[START]
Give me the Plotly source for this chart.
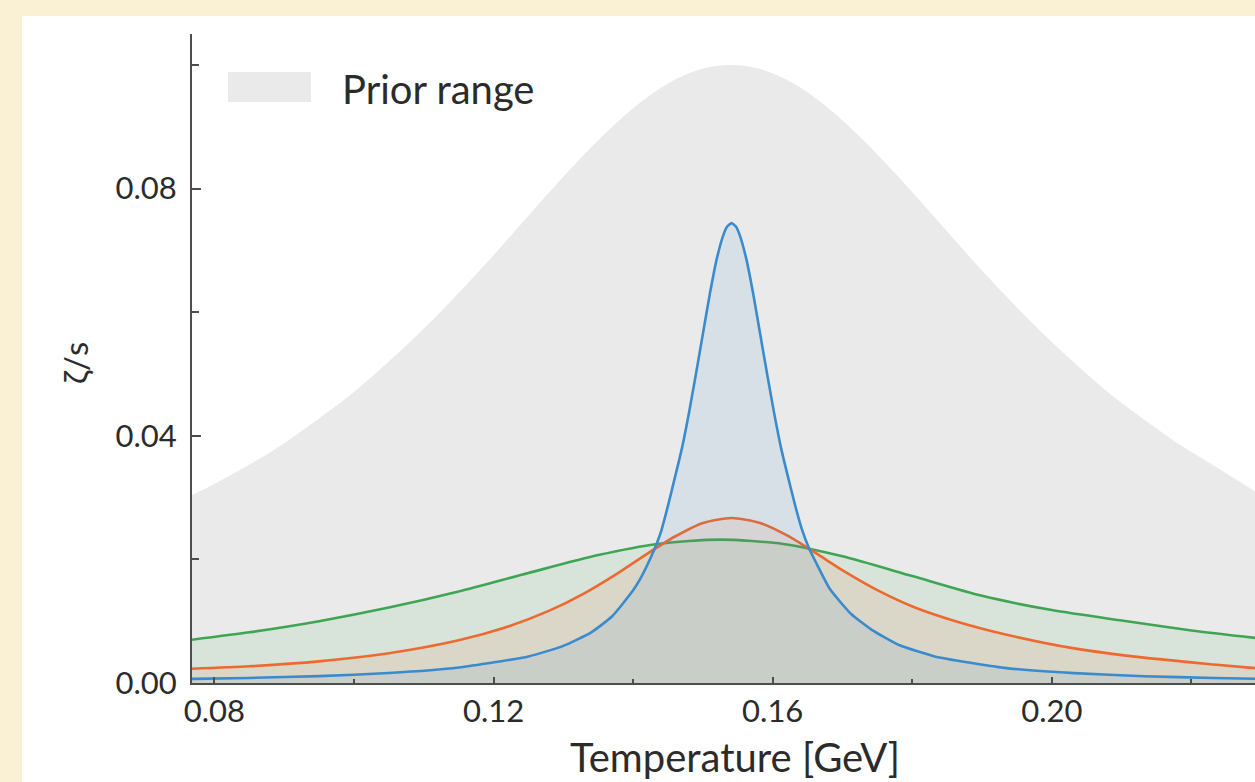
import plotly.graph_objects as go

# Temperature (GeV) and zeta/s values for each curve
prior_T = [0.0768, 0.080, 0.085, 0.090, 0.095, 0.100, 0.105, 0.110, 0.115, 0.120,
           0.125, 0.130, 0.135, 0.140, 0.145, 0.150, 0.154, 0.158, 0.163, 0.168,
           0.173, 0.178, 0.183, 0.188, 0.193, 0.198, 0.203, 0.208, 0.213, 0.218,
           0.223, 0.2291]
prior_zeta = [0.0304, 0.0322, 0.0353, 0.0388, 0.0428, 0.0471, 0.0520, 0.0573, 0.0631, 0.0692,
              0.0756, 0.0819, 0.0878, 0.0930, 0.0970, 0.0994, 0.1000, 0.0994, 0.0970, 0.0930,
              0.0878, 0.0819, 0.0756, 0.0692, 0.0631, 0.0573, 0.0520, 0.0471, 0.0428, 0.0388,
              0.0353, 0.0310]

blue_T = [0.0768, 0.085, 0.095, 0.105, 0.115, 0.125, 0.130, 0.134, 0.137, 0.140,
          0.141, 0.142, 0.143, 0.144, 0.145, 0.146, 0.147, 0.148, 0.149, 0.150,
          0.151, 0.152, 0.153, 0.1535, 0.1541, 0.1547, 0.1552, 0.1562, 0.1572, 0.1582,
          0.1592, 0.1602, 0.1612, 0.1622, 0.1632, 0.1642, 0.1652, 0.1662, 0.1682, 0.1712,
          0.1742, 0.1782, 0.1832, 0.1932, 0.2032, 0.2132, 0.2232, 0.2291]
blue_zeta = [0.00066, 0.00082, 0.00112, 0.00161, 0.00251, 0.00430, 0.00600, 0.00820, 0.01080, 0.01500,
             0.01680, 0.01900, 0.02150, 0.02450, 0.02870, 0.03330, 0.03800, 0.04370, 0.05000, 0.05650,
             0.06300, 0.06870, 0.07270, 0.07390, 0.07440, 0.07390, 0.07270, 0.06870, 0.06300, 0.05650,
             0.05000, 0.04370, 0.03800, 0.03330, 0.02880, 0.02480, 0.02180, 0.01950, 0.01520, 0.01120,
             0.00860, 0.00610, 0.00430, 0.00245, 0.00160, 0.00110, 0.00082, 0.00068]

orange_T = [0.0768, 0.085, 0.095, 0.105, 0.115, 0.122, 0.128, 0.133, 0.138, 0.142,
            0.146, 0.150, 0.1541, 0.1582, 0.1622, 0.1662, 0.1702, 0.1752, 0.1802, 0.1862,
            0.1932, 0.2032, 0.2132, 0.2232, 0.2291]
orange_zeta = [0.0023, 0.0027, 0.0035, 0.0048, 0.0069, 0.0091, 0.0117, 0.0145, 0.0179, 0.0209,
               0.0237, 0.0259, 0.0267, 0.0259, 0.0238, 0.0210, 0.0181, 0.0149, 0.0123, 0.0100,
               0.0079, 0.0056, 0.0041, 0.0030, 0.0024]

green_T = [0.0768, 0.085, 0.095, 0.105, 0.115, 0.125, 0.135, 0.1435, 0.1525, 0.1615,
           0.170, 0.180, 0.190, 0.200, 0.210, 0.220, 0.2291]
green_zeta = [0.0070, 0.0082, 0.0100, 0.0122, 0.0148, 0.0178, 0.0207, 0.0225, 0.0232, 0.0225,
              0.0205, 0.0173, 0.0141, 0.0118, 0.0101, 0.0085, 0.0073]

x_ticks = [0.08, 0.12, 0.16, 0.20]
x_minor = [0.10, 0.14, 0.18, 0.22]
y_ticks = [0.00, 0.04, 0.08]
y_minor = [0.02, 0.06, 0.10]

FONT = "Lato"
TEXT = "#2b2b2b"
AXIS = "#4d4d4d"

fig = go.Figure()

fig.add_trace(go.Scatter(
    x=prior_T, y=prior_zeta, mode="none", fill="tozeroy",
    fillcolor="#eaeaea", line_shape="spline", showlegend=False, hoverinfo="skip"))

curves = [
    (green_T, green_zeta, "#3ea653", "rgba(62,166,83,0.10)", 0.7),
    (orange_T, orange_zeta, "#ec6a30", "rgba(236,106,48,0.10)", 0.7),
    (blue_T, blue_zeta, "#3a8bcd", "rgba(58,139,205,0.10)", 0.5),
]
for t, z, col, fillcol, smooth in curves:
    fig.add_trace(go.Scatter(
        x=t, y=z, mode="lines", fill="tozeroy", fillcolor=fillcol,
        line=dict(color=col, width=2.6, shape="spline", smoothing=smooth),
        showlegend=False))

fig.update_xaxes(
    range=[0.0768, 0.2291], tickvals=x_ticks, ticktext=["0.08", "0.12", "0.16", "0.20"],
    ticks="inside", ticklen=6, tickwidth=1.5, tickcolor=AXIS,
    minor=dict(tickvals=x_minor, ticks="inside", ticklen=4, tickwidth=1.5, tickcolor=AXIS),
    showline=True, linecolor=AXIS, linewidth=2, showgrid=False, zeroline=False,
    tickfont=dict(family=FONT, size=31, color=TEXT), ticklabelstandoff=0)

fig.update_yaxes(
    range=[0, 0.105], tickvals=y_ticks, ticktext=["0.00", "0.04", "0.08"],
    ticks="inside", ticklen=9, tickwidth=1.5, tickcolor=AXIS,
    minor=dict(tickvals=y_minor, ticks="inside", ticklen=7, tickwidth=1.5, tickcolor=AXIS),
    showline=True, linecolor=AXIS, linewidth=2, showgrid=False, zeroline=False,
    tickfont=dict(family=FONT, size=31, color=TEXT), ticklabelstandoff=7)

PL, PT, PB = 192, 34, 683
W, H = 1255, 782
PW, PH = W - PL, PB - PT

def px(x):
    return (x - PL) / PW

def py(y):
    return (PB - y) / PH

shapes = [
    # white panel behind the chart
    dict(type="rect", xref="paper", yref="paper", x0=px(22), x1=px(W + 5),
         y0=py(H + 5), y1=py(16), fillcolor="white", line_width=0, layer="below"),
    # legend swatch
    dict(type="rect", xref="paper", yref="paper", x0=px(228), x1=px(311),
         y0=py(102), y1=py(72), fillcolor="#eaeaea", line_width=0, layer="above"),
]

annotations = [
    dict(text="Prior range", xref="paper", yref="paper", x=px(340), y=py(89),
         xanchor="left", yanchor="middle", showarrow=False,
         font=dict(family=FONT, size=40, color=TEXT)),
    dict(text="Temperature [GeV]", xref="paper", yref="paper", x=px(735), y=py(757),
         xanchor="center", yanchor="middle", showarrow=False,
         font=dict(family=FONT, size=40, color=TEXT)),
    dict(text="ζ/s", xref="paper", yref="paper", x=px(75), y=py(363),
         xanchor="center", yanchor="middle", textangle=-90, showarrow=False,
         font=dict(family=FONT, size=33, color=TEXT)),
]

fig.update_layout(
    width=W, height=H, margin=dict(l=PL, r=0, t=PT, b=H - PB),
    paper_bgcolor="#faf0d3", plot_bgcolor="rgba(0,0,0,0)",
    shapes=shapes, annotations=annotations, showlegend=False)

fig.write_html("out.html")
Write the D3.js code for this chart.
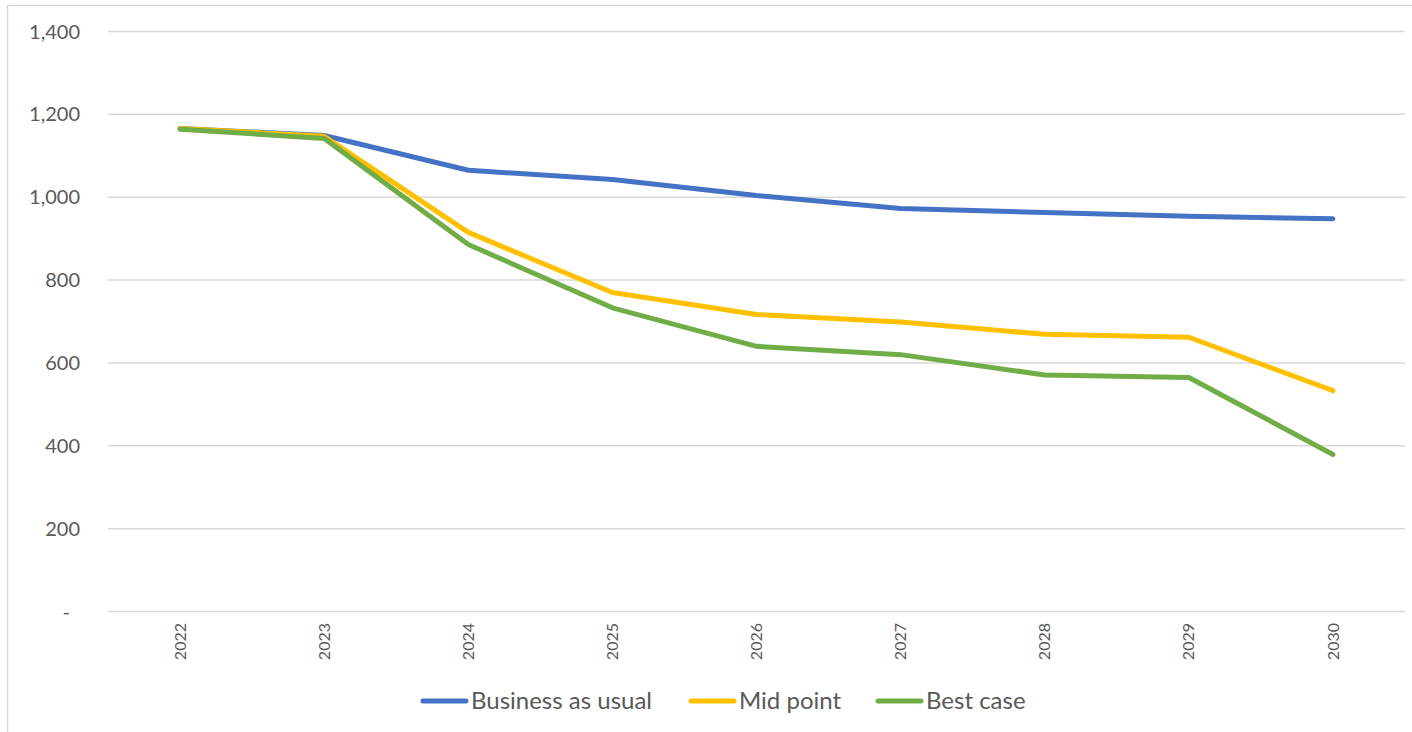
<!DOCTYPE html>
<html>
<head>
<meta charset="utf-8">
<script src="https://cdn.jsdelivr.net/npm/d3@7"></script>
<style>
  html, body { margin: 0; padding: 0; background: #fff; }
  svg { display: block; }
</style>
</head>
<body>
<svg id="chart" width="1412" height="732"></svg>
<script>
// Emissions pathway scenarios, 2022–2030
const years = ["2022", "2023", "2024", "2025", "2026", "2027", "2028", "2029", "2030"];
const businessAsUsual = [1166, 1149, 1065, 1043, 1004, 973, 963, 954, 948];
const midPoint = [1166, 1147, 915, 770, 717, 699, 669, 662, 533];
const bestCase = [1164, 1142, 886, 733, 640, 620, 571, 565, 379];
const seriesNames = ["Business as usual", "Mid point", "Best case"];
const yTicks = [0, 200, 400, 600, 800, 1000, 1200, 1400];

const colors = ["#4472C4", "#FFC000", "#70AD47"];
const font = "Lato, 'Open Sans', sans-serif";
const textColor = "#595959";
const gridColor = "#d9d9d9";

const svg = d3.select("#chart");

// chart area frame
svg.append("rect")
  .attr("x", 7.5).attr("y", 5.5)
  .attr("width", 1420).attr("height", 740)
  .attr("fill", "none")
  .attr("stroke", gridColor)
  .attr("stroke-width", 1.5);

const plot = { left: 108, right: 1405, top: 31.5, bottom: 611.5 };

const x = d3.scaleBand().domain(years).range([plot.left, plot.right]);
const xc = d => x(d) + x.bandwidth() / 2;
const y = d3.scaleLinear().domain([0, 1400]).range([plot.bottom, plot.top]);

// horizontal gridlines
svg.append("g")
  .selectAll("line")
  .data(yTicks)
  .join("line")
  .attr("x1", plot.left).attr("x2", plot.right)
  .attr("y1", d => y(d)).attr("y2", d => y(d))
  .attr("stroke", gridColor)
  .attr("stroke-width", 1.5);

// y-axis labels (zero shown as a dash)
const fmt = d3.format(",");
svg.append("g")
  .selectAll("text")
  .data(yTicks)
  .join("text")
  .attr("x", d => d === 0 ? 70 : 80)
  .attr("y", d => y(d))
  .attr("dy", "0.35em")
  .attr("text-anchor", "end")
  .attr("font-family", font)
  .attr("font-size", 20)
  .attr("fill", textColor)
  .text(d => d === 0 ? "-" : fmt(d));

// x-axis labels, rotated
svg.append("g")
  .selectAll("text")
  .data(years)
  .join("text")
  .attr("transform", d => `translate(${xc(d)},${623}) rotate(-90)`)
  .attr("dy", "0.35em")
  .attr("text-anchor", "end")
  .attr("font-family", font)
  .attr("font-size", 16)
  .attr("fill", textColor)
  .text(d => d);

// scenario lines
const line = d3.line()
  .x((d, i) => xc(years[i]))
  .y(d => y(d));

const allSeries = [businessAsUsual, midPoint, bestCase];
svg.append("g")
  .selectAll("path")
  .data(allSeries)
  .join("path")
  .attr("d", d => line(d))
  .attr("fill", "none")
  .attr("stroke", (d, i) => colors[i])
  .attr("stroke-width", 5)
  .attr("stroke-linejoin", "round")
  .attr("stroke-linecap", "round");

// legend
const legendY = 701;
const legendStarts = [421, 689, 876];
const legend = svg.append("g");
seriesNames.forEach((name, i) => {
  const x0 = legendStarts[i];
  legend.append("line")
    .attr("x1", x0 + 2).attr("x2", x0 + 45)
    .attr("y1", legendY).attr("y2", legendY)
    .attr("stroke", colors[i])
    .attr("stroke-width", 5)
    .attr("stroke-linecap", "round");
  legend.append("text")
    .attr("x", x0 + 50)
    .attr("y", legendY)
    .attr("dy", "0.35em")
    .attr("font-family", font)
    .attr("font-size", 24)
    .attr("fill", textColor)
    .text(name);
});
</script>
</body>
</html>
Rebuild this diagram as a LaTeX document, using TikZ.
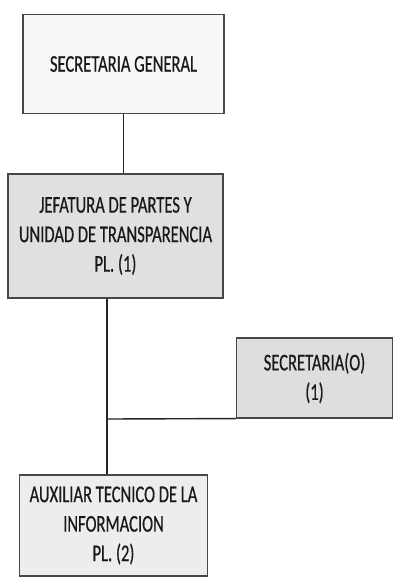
[END]
# To do
Your task is to reproduce exactly the lines from the start of the data above through the line containing "0.00110, 0.00082, 0.00068]", leaving every picture out.

# Reply
Give me the Plotly source for this chart.
import plotly.graph_objects as go

# Temperature (GeV) and zeta/s values for each curve
prior_T = [0.0768, 0.080, 0.085, 0.090, 0.095, 0.100, 0.105, 0.110, 0.115, 0.120,
           0.125, 0.130, 0.135, 0.140, 0.145, 0.150, 0.154, 0.158, 0.163, 0.168,
           0.173, 0.178, 0.183, 0.188, 0.193, 0.198, 0.203, 0.208, 0.213, 0.218,
           0.223, 0.2291]
prior_zeta = [0.0304, 0.0322, 0.0353, 0.0388, 0.0428, 0.0471, 0.0520, 0.0573, 0.0631, 0.0692,
              0.0756, 0.0819, 0.0878, 0.0930, 0.0970, 0.0994, 0.1000, 0.0994, 0.0970, 0.0930,
              0.0878, 0.0819, 0.0756, 0.0692, 0.0631, 0.0573, 0.0520, 0.0471, 0.0428, 0.0388,
              0.0353, 0.0310]

blue_T = [0.0768, 0.085, 0.095, 0.105, 0.115, 0.125, 0.130, 0.134, 0.137, 0.140,
          0.141, 0.142, 0.143, 0.144, 0.145, 0.146, 0.147, 0.148, 0.149, 0.150,
          0.151, 0.152, 0.153, 0.1535, 0.1541, 0.1547, 0.1552, 0.1562, 0.1572, 0.1582,
          0.1592, 0.1602, 0.1612, 0.1622, 0.1632, 0.1642, 0.1652, 0.1662, 0.1682, 0.1712,
          0.1742, 0.1782, 0.1832, 0.1932, 0.2032, 0.2132, 0.2232, 0.2291]
blue_zeta = [0.00066, 0.00082, 0.00112, 0.00161, 0.00251, 0.00430, 0.00600, 0.00820, 0.01080, 0.01500,
             0.01680, 0.01900, 0.02150, 0.02450, 0.02870, 0.03330, 0.03800, 0.04370, 0.05000, 0.05650,
             0.06300, 0.06870, 0.07270, 0.07390, 0.07440, 0.07390, 0.07270, 0.06870, 0.06300, 0.05650,
             0.05000, 0.04370, 0.03800, 0.03330, 0.02880, 0.02480, 0.02180, 0.01950, 0.01520, 0.01120,
             0.00860, 0.00610, 0.00430, 0.00245, 0.00160, 0.00110, 0.00082, 0.00068]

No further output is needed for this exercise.